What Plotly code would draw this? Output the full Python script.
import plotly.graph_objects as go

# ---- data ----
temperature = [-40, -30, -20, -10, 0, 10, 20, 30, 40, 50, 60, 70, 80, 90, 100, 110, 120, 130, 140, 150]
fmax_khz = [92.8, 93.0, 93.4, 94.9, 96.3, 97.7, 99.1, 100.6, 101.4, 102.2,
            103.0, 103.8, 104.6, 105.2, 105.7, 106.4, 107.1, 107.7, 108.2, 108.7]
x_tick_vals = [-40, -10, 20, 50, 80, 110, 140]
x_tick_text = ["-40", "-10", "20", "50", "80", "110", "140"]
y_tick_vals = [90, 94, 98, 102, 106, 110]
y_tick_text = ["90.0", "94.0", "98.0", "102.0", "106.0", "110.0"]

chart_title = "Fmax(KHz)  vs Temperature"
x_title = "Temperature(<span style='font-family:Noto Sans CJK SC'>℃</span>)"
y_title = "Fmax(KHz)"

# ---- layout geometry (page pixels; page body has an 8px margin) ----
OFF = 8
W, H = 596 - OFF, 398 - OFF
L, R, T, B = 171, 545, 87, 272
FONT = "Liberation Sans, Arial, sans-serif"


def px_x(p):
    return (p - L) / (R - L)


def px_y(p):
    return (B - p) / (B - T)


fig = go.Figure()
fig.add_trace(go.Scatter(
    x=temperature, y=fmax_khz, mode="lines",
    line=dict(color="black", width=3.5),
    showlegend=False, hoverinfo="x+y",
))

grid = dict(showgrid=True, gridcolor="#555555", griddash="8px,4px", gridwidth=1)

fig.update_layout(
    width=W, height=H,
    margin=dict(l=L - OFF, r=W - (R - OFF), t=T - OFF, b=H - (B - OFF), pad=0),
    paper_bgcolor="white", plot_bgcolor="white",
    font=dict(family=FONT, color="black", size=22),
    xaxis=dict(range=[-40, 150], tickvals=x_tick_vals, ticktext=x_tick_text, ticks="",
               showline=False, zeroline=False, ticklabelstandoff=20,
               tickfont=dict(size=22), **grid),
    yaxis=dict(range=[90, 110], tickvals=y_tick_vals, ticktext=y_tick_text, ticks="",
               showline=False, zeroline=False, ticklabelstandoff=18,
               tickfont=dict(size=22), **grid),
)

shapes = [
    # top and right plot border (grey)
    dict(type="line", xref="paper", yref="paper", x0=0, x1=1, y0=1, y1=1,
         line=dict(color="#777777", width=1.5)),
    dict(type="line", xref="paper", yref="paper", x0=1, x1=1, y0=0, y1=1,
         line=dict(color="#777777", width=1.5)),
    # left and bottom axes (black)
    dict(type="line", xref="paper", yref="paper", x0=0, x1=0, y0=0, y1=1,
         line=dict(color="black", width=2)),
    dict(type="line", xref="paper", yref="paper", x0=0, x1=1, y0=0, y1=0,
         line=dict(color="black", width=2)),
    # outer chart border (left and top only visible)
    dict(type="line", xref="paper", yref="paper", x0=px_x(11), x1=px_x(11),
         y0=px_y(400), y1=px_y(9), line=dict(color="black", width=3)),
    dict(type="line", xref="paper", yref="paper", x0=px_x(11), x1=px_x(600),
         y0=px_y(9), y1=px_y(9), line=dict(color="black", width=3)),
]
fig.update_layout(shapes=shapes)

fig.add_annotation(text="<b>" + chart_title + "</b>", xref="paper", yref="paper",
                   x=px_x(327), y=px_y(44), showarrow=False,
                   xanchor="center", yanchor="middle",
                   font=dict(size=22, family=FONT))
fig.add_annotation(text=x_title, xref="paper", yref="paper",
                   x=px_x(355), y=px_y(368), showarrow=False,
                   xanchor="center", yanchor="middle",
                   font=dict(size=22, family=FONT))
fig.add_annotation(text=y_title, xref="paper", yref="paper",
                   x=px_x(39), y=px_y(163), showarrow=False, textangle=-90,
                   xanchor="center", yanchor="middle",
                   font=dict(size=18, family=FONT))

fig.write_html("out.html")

#####

▶ **The exercise**
Each line from the top of the material above through the line with "return (p - L) / (R - L)" must be echoed exactly, and no other line.

▶ **Solution for this task**
What Plotly code would draw this? Output the full Python script.
import plotly.graph_objects as go

# ---- data ----
temperature = [-40, -30, -20, -10, 0, 10, 20, 30, 40, 50, 60, 70, 80, 90, 100, 110, 120, 130, 140, 150]
fmax_khz = [92.8, 93.0, 93.4, 94.9, 96.3, 97.7, 99.1, 100.6, 101.4, 102.2,
            103.0, 103.8, 104.6, 105.2, 105.7, 106.4, 107.1, 107.7, 108.2, 108.7]
x_tick_vals = [-40, -10, 20, 50, 80, 110, 140]
x_tick_text = ["-40", "-10", "20", "50", "80", "110", "140"]
y_tick_vals = [90, 94, 98, 102, 106, 110]
y_tick_text = ["90.0", "94.0", "98.0", "102.0", "106.0", "110.0"]

chart_title = "Fmax(KHz)  vs Temperature"
x_title = "Temperature(<span style='font-family:Noto Sans CJK SC'>℃</span>)"
y_title = "Fmax(KHz)"

# ---- layout geometry (page pixels; page body has an 8px margin) ----
OFF = 8
W, H = 596 - OFF, 398 - OFF
L, R, T, B = 171, 545, 87, 272
FONT = "Liberation Sans, Arial, sans-serif"


def px_x(p):
    return (p - L) / (R - L)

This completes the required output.